## [Data section]
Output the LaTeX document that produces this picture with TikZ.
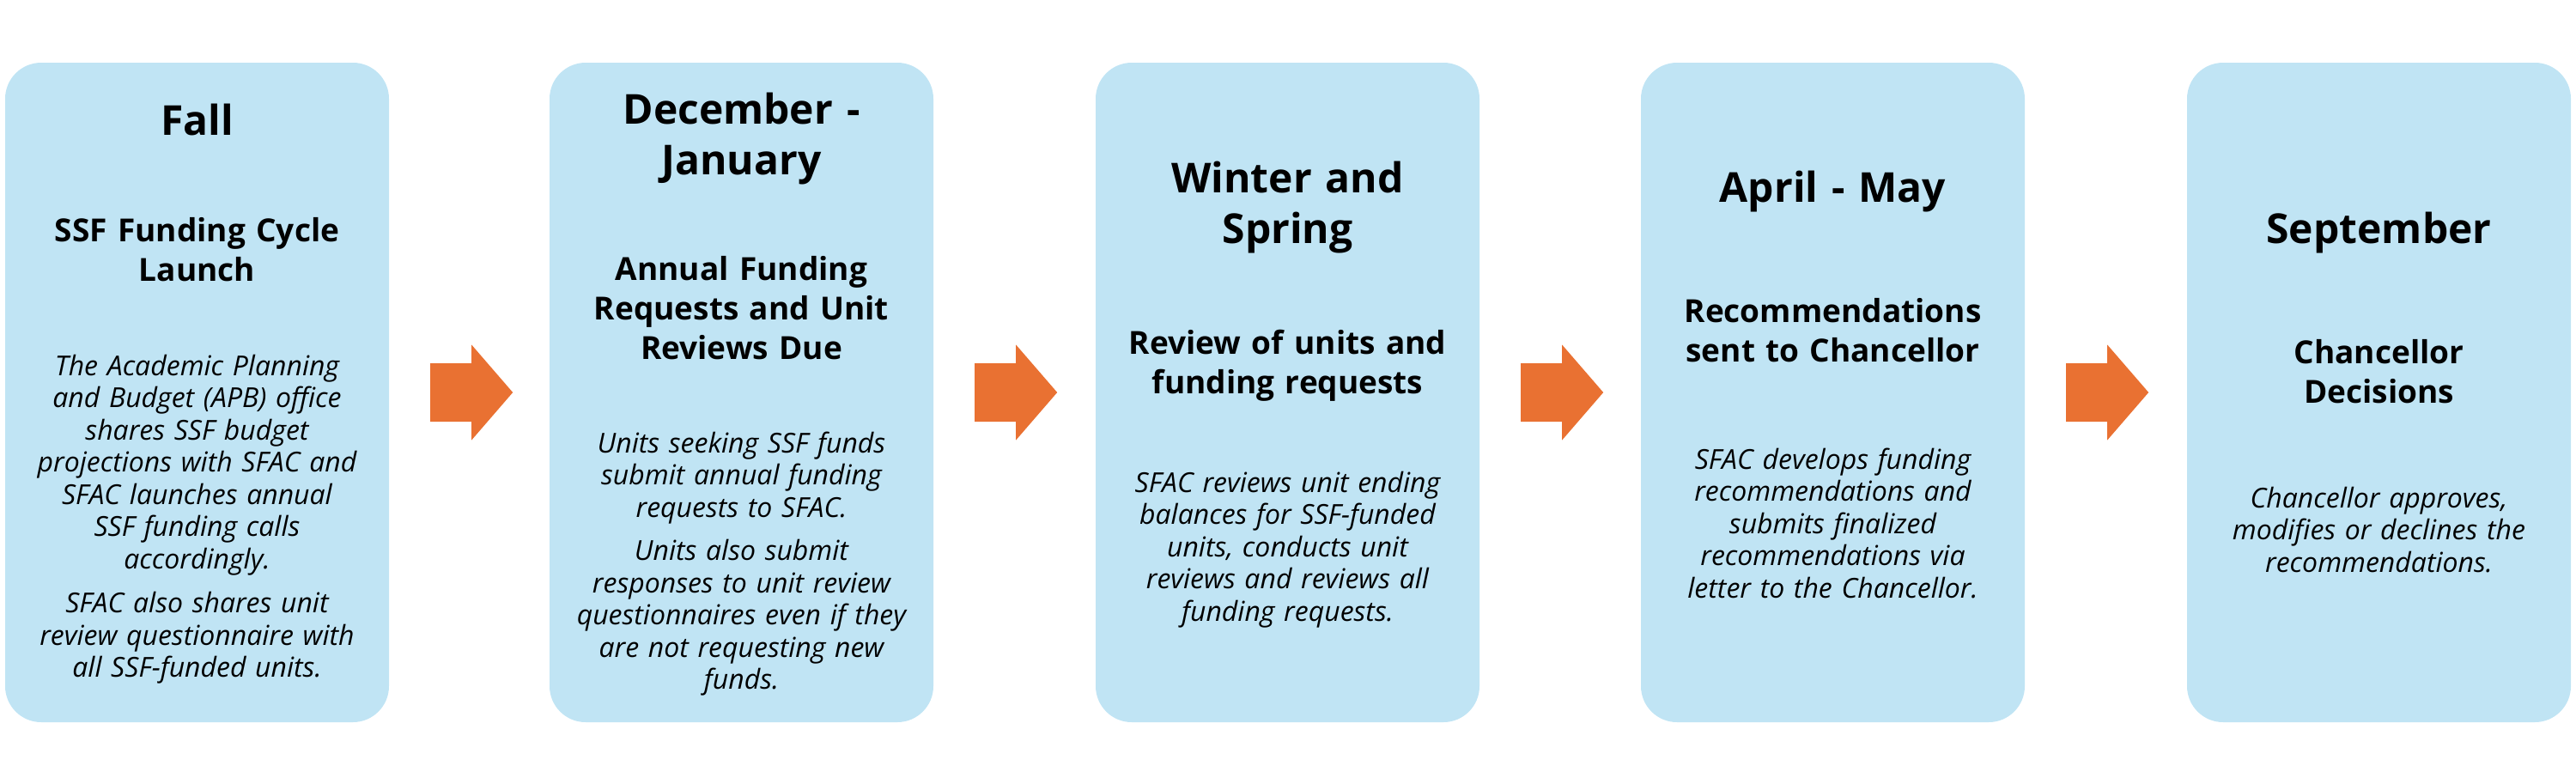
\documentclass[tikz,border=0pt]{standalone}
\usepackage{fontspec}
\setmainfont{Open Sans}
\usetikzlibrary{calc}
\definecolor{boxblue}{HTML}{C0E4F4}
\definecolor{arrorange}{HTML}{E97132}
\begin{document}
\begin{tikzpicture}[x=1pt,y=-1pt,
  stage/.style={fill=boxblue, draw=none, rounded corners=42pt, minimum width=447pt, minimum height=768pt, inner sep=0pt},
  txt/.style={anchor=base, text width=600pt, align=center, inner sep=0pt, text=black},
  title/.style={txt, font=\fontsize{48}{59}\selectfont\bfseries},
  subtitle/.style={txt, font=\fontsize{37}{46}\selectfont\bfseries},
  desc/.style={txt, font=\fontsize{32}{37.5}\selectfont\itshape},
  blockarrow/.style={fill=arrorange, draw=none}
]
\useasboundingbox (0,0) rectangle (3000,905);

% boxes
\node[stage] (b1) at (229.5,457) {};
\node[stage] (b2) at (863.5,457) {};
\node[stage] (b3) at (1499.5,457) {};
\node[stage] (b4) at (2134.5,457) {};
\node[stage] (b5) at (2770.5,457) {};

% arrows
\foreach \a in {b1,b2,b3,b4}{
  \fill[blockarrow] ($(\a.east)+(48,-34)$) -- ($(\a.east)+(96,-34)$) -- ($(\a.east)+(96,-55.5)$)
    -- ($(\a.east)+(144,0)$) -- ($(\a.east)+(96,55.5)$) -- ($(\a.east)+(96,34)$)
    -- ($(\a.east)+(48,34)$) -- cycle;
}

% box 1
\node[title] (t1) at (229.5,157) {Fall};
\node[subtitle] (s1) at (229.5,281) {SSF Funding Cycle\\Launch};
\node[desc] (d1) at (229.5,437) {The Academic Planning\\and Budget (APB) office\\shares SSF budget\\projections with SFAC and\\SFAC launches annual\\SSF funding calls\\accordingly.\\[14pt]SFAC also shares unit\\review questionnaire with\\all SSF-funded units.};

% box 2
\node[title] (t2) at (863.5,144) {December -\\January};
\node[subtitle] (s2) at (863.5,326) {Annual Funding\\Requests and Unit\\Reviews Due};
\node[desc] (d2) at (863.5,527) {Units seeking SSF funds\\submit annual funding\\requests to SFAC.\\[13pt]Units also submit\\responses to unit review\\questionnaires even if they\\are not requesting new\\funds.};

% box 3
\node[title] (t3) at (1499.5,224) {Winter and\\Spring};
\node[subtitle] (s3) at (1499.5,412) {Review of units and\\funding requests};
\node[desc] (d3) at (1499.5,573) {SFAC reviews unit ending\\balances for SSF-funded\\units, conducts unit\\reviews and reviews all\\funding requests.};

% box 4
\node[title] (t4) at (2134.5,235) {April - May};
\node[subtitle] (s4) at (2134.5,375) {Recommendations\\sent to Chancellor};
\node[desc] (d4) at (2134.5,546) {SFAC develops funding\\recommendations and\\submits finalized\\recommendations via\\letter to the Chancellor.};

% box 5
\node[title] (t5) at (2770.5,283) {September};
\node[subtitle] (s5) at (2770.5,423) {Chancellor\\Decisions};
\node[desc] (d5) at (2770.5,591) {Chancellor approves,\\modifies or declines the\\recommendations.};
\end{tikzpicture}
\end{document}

## [Task to carry out]
Exactly as written, return every line of the listing, but not the pictures.

## [Answer for the task]
Output the LaTeX document that produces this picture with TikZ.
\documentclass[tikz,border=0pt]{standalone}
\usepackage{fontspec}
\setmainfont{Open Sans}
\usetikzlibrary{calc}
\definecolor{boxblue}{HTML}{C0E4F4}
\definecolor{arrorange}{HTML}{E97132}
\begin{document}
\begin{tikzpicture}[x=1pt,y=-1pt,
  stage/.style={fill=boxblue, draw=none, rounded corners=42pt, minimum width=447pt, minimum height=768pt, inner sep=0pt},
  txt/.style={anchor=base, text width=600pt, align=center, inner sep=0pt, text=black},
  title/.style={txt, font=\fontsize{48}{59}\selectfont\bfseries},
  subtitle/.style={txt, font=\fontsize{37}{46}\selectfont\bfseries},
  desc/.style={txt, font=\fontsize{32}{37.5}\selectfont\itshape},
  blockarrow/.style={fill=arrorange, draw=none}
]
\useasboundingbox (0,0) rectangle (3000,905);

% boxes
\node[stage] (b1) at (229.5,457) {};
\node[stage] (b2) at (863.5,457) {};
\node[stage] (b3) at (1499.5,457) {};
\node[stage] (b4) at (2134.5,457) {};
\node[stage] (b5) at (2770.5,457) {};

% arrows
\foreach \a in {b1,b2,b3,b4}{
  \fill[blockarrow] ($(\a.east)+(48,-34)$) -- ($(\a.east)+(96,-34)$) -- ($(\a.east)+(96,-55.5)$)
    -- ($(\a.east)+(144,0)$) -- ($(\a.east)+(96,55.5)$) -- ($(\a.east)+(96,34)$)
    -- ($(\a.east)+(48,34)$) -- cycle;
}

% box 1
\node[title] (t1) at (229.5,157) {Fall};
\node[subtitle] (s1) at (229.5,281) {SSF Funding Cycle\\Launch};
\node[desc] (d1) at (229.5,437) {The Academic Planning\\and Budget (APB) office\\shares SSF budget\\projections with SFAC and\\SFAC launches annual\\SSF funding calls\\accordingly.\\[14pt]SFAC also shares unit\\review questionnaire with\\all SSF-funded units.};

% box 2
\node[title] (t2) at (863.5,144) {December -\\January};
\node[subtitle] (s2) at (863.5,326) {Annual Funding\\Requests and Unit\\Reviews Due};
\node[desc] (d2) at (863.5,527) {Units seeking SSF funds\\submit annual funding\\requests to SFAC.\\[13pt]Units also submit\\responses to unit review\\questionnaires even if they\\are not requesting new\\funds.};

% box 3
\node[title] (t3) at (1499.5,224) {Winter and\\Spring};
\node[subtitle] (s3) at (1499.5,412) {Review of units and\\funding requests};
\node[desc] (d3) at (1499.5,573) {SFAC reviews unit ending\\balances for SSF-funded\\units, conducts unit\\reviews and reviews all\\funding requests.};

% box 4
\node[title] (t4) at (2134.5,235) {April - May};
\node[subtitle] (s4) at (2134.5,375) {Recommendations\\sent to Chancellor};
\node[desc] (d4) at (2134.5,546) {SFAC develops funding\\recommendations and\\submits finalized\\recommendations via\\letter to the Chancellor.};

% box 5
\node[title] (t5) at (2770.5,283) {September};
\node[subtitle] (s5) at (2770.5,423) {Chancellor\\Decisions};
\node[desc] (d5) at (2770.5,591) {Chancellor approves,\\modifies or declines the\\recommendations.};
\end{tikzpicture}
\end{document}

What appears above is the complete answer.